Date of Award

2017

Document Type

Dissertation

Degree Name

PhD in Accountancy

Department

Department of Accountancy

First Advisor

Rani Hoitash

Second Advisor

Ari Yezegel

Third Advisor

Udi Hoitash

Abstract

This dissertation examines oversight of environmental, social, and governance (ESG) related risk and performance. These considerations are a new piece of business language, and are crucial in monitoring and evaluating the sustainable impact of modern corporations. The dissertation is comprised of three archival studies, which together contribute to an emerging accounting literature at the intersection of audit and corporate governance. The first study uses hand-collected data on voluntary board-level committees that oversee ESG-related issues to investigate the performance implications of these committees.

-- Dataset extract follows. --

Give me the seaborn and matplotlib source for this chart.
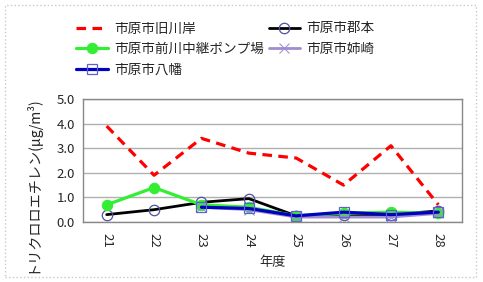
import matplotlib
matplotlib.use("Agg")
import matplotlib.pyplot as plt
import seaborn as sns
import pandas as pd
import numpy as np
from matplotlib.patches import Rectangle

years = ["21", "22", "23", "24", "25", "26", "27", "28"]
kyu_kawagishi = [3.9, 1.9, 3.4, 2.8, 2.6, 1.5, 3.1, 0.7]
koorimoto = [0.3, 0.5, 0.8, 0.95, 0.25, 0.3, 0.3, 0.45]
maekawa = [0.7, 1.4, 0.7, 0.6, 0.25, 0.35, 0.4, 0.35]
anesaki = [np.nan, np.nan, 0.6, 0.5, 0.2, 0.2, 0.2, 0.35]
yawata = [np.nan, np.nan, 0.6, 0.55, 0.25, 0.4, 0.3, 0.4]

names = ["市原市旧川岸", "市原市郡本", "市原市前川中継ポンプ場", "市原市姉崎", "市原市八幡"]

sns.set_style("white")
plt.rcParams['font.family'] = ['Noto Sans CJK JP', 'DejaVu Sans']

fig = plt.figure(figsize=(4.83, 2.82), dpi=100)
ax = fig.add_axes([83/483, 1-222/282, (462-83)/483, (222-99)/282])

xs = np.arange(len(years))
df = pd.DataFrame({"x": xs, "kyu": kyu_kawagishi, "kori": koorimoto,
                   "mae": maekawa, "ane": anesaki, "yaw": yawata})

sns.lineplot(data=df, x="x", y="kyu", ax=ax, color="#FF0000", linewidth=2.3,
             linestyle=(0, (3, 2)), label=names[0])
sns.lineplot(data=df, x="x", y="kori", ax=ax, color="black", linewidth=2.0,
             marker="o", markersize=7.5, markerfacecolor="none",
             markeredgecolor="#5050A0", markeredgewidth=0.9, label=names[1])
sns.lineplot(data=df, x="x", y="mae", ax=ax, color="#33EE33", linewidth=2.3,
             marker="o", markersize=7.5, markerfacecolor="#33EE33",
             markeredgecolor="#33EE33", label=names[2])
sns.lineplot(data=df.dropna(subset=["ane"]), x="x", y="ane", ax=ax, color="#A08CD0",
             linewidth=2.0, marker="x", markersize=7, markeredgecolor="#A08CD0",
             label=names[3])
sns.lineplot(data=df.dropna(subset=["yaw"]), x="x", y="yaw", ax=ax, color="#0000C0",
             linewidth=2.3, marker="s", markersize=7.5, markerfacecolor="none",
             markeredgecolor="#6060D0", markeredgewidth=0.9, label=names[4])

h, l = ax.get_legend_handles_labels()
ax.get_legend().remove()
order = [0, 2, 4, 1, 3]
fig.legend([h[i] for i in order], [l[i] for i in order], ncol=2,
           loc="upper left", bbox_to_anchor=(71/483, 1-16/282), frameon=False,
           fontsize=9.8, handlelength=2.3, columnspacing=0.3, handletextpad=0.5,
           labelspacing=0.5, borderaxespad=0)

ax.set_xlim(-0.5, len(years) - 0.5)
ax.set_ylim(0, 5)
ax.set_yticks(np.arange(0, 5.01, 1.0))
ax.set_yticklabels([f"{v:.1f}" for v in np.arange(0, 5.01, 1.0)], fontsize=9.5)
ax.set_xticks(xs)
ax.set_xticklabels(years, rotation=-90, fontsize=9.5)
ax.set_xticks(np.arange(-0.5, len(years), 1.0), minor=True)
ax.tick_params(axis="x", which="major", length=0, pad=8)
ax.tick_params(axis="x", which="minor", length=4, width=1, color="#888888", direction="out")
ax.tick_params(axis="y", which="major", length=4, width=1, color="#888888", direction="out", pad=2)
ax.grid(axis="y", color="#B0B0B0", linewidth=1)
ax.set_axisbelow(True)
for s in ax.spines.values():
    s.set_color("#888888")
    s.set_linewidth(1)
ax.set_xlabel("年度", fontsize=9.5, labelpad=6)
ax.set_ylabel("トリクロロエチレン(μg/m³)", fontsize=10.2)
ax.yaxis.set_label_coords((39 - 83) / (462 - 83), (222 - 184) / (222 - 99))

fig.patches.append(Rectangle((5/483, 5/282), 471/483, 272/282, transform=fig.transFigure,
                             fill=False, edgecolor="#C8C8C8", linewidth=1, linestyle=":"))

fig.savefig("out.png", dpi=100)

This paper presents a theoretical framework and methodology that incorporate the committee’s role in shared value creation and the heterogeneity of ESG-related issues. When this theoretical and methodological approach is applied, I find that committees with ESG-related responsibilities do have positive performance implications. The second and third studies use a new dataset to explore accounting-related consequences of negative media coverage of ESG practices. In the second study, I find that when audit client reputation is damaged via negative media coverage, auditors respond to protect against reputation loss spillovers. Specifically, results suggest that auditors avoid undue reputation risk by resigning from engagements and reduce/share undue risk by charging higher audit fees. This study is important because it documents auditor oversight of, and response to, ESG-related risks. Further, the study answers recent calls for U.S. evidence of auditor reputation risk as a component of auditors’ risk considerations. Finally, in the third study, I investigate whether corporate boards hold CEOs publicly accountable for negative media coverage of ESG practices. Understanding board sensitivity to ESG issues, measured by their turnover decisions, is important given a rising demand for sustainable business practices. Findings of this study suggest that when ESG issues are highly publicized, CEO dismissal likelihood is higher. Overall, findings support both the importance of these issues to modern corporations and the monitoring role of the media.